We learn best what we can. Nature endows us with certain talents and abilities that facilitate specific learning, and the educational system should be offering the opportunity for all to develop those gifts.

Our performance and creativity would greatly improve if we could feel comfortable and confident doing what we’re doing.

The world is becoming knowledge intensive

I agree with late management guru Peter Drucker who has said, “From now on, the key is knowledge. The world is becoming not labor intensive, not material intensive, not energy intensive, but knowledge intensive.”

But you instinctively know that. You urge your child to get a high school diploma and then attend college because you are confident that he or she will find better job opportunities if they have an education.

You also know that when you’re looking for a job, your personal value to any employer depends on your experience and training, in other words, on your knowledge.

But high-stake testing, that pushes students to devour and memorize content because college admission is contingent to SAT scores and grade point average (GPA) is not helping.

Are educators aware of the level of anxiety these tests create? Of the possible relationship between tests, fear of failure and aversion to school?

A child is by nature an explorer

Babies first explore the world by putting things within reach on their mouth. Then they crawl away and continue exploring by grabbing objects from the floor, they taste them, bang them, throw them trying to understand what they are about.

Infants learn to sit and stand up by a repetitive process of trial and error. Testing behaviors that give them –hopefully- what they want mark their interactions with people.

I believe we are to blame for spoiling the natural tendency of the child to explore the environment and learn from it.

We hush them down

With few exceptions, the three-year-old kid’s exciting whys from cute turn into a nuisance (‘cause we’re busy talking about “more important matters”) and we soon get tired of answering the endless stream of questions. We hush them down.

Then we go and nanny them with cartoons that start modulating their behavior (‘cause we’re busy doing “more important things”). And when they go to school, we basically tie them to the chair and demand focused attention.

Their particular interests are deemed a distraction in the class. We forget that all roads lead to Rome.

Curiosity could lead to learning opportunities

I once pictured a school where the kindergarten teacher would be wise enough to allow the child to run after the colorful butterfly strayed in the classroom.

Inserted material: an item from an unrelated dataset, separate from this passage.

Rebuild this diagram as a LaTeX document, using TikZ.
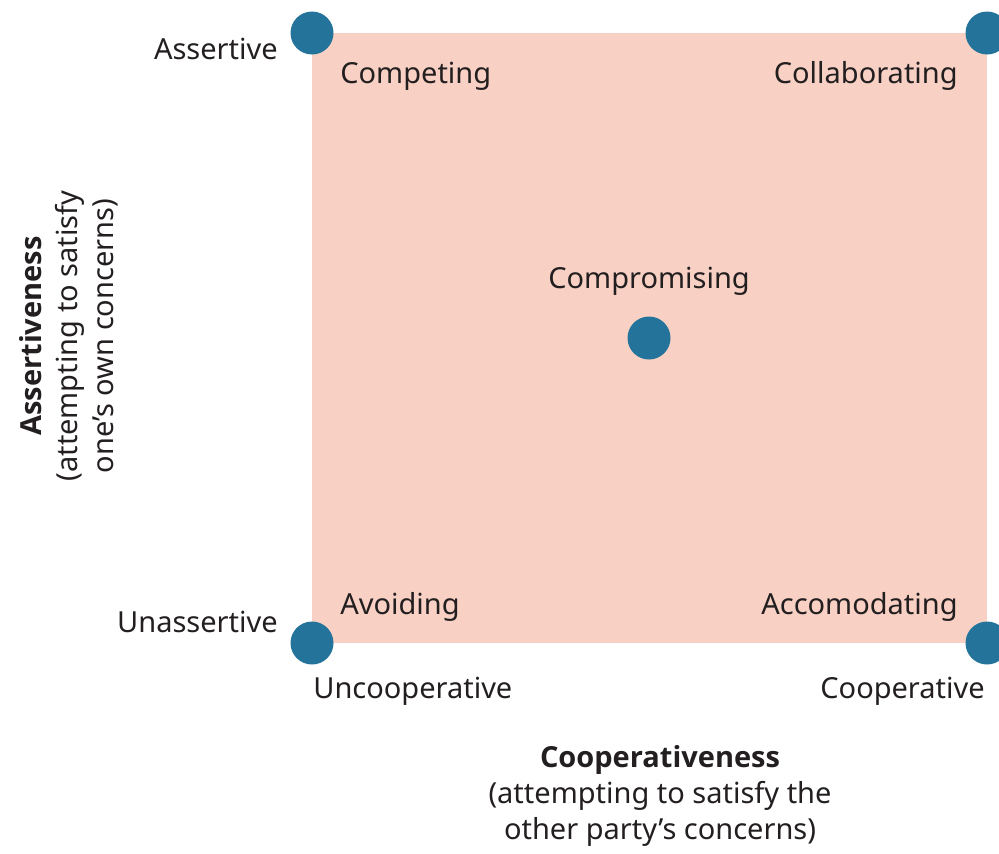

Then the teacher could use the butterfly as a nice excuse to explain forms and colors, proportions, aerodynamics, gravity and symmetry (among other basic math and physics principles) in a natural and understandable way. And she could ask the children to make a drawing of the insect so that they could learn to express and represent the world in which they live.

But unfortunately our teachers are usually more concerned about complying with the school’s curriculum and methodologies that are mostly based on millenary scholastic theories. It’s not their fault; it’s a matter of survival for them too. In my experience innovative teachers who follow their instinct end up clashing with the system and losing their jobs.

Never before the ability to learn has been so important for people to survive in our increasingly complex, brain-based and technological economy. I don’t think that our society can be up to the challenge without seriously reforming education.